El día después
El día después del referéndum escocés podían pasar dos cosas. Si ganaba el sí, los escoceses hubieran tenido que gestionar una economía que pierde competitividad, sostener el Estado del bienestar, regular la banca, pagar las deudas adquiridas durante la crisis, imaginar un futuro sin petróleo y hacer frente al envejecimiento de la sociedad.
¿Y una vez que ha ganado el “no”? Pues entonces, los escoceses tienen que gestionar una economía que pierde competitividad, sostener el Estado del Bienestar, regular la banca, pagar las deudas adquiridas durante la crisis, imaginar un futuro sin petróleo y hacer frente al envejecimiento de la sociedad.
Exacto, han leído bien: los retos son los mismos. Lo único que cambiaba era que en el primer caso, los escoceses tendrían que haber hecho todas esas cosas y, a la vez, construir un Estado propio, mientras que en el segundo caso tienen que hacerlo de forma conjunta con Londres, aunque con un grado de autonomía sustancial.

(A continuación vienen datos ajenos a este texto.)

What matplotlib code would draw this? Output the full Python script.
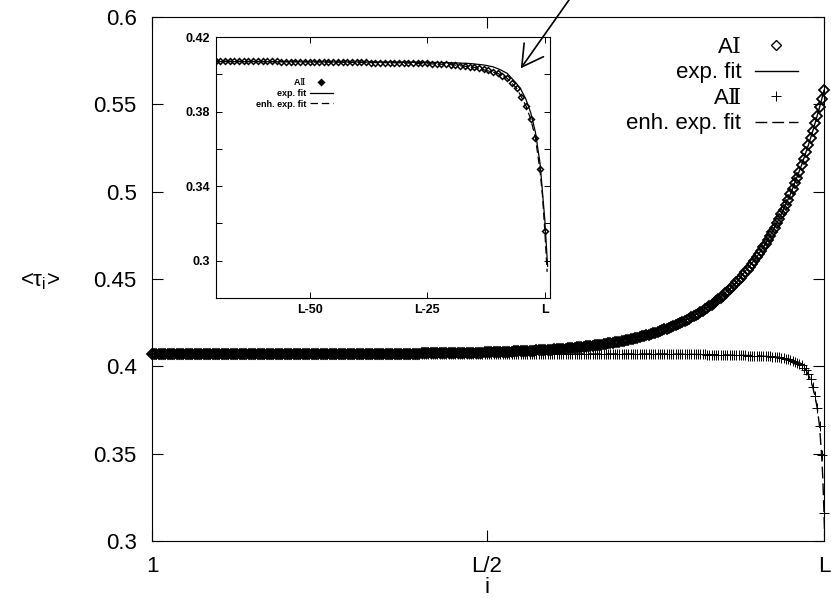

El punto de vista de los independentistas es que el margen de autonomía que hubieran ganado con la secesión les hubiese gestionar mejor esos retos y, además, hacerlo de forma autónoma, sin someterse a los dictados del Gobierno británico, lo que hubiese tenido consecuencias positivas. Sin embargo, para los contrarios a la secesión, la independencia no sólo significa una menor capacidad a la hora de gestionar esos desafíos, pues dichos problemas se gestionan peor entre 5 millones de escoces que entre 63 millones de británicos, sino también la dedicación de ingentes cantidades de tiempo y recursos a construir la capacidad estatal con la que resolverlos.
La estatalidad, aunque al calor del debate identitario tienda a convertirse en un fin, no deja de ser un medio. Si ganaba el sí, sin duda hubiera sido un día histórico que hubiese dejado las calles desbordadas por la alegría popular y las banderas blanquiazules. Pero este viernes, hubiera habido que hacer cosas tan mundanas como negociar un prefijo telefónico para las llamadas internacionales, gestionar la red eléctrica del país o, al otro extremo de la complejidad, poner en marcha un servicio de inteligencia que prevenga atentados terroristas yihadistas, diseñar y armar unas fuerzas armadas propias, repartirse miles de millones de deuda pública y abrir unas complicadísimas negociaciones con la Unión Europea para lograr que el nuevo país pase el mínimo tiempo posible fuera de la UE.
Paradójicamente, todo ese largo y costoso proceso tendría que haber sido negociado y pactado con el gobierno del país del que se hubieran acabado de independizar. Eso hubiese supuesto que si ganaba el sí, durante los próximos cinco años, los escoceses iban a ver más Londres en sus vidas de lo que han visto en los últimos 300 años. Así pues, incluso desde el consenso y la mano tendida (recuerden que el primer ministro británico, David Cameron, dijo que aunque la independencia le rompería el corazón, no pondría obstáculos a su consecución si ganará el sí), la independencia hubiera supuesto invertir mucho tiempo y recursos en volver a la casilla de salida donde hubieran esperado los mismos problemas de siempre.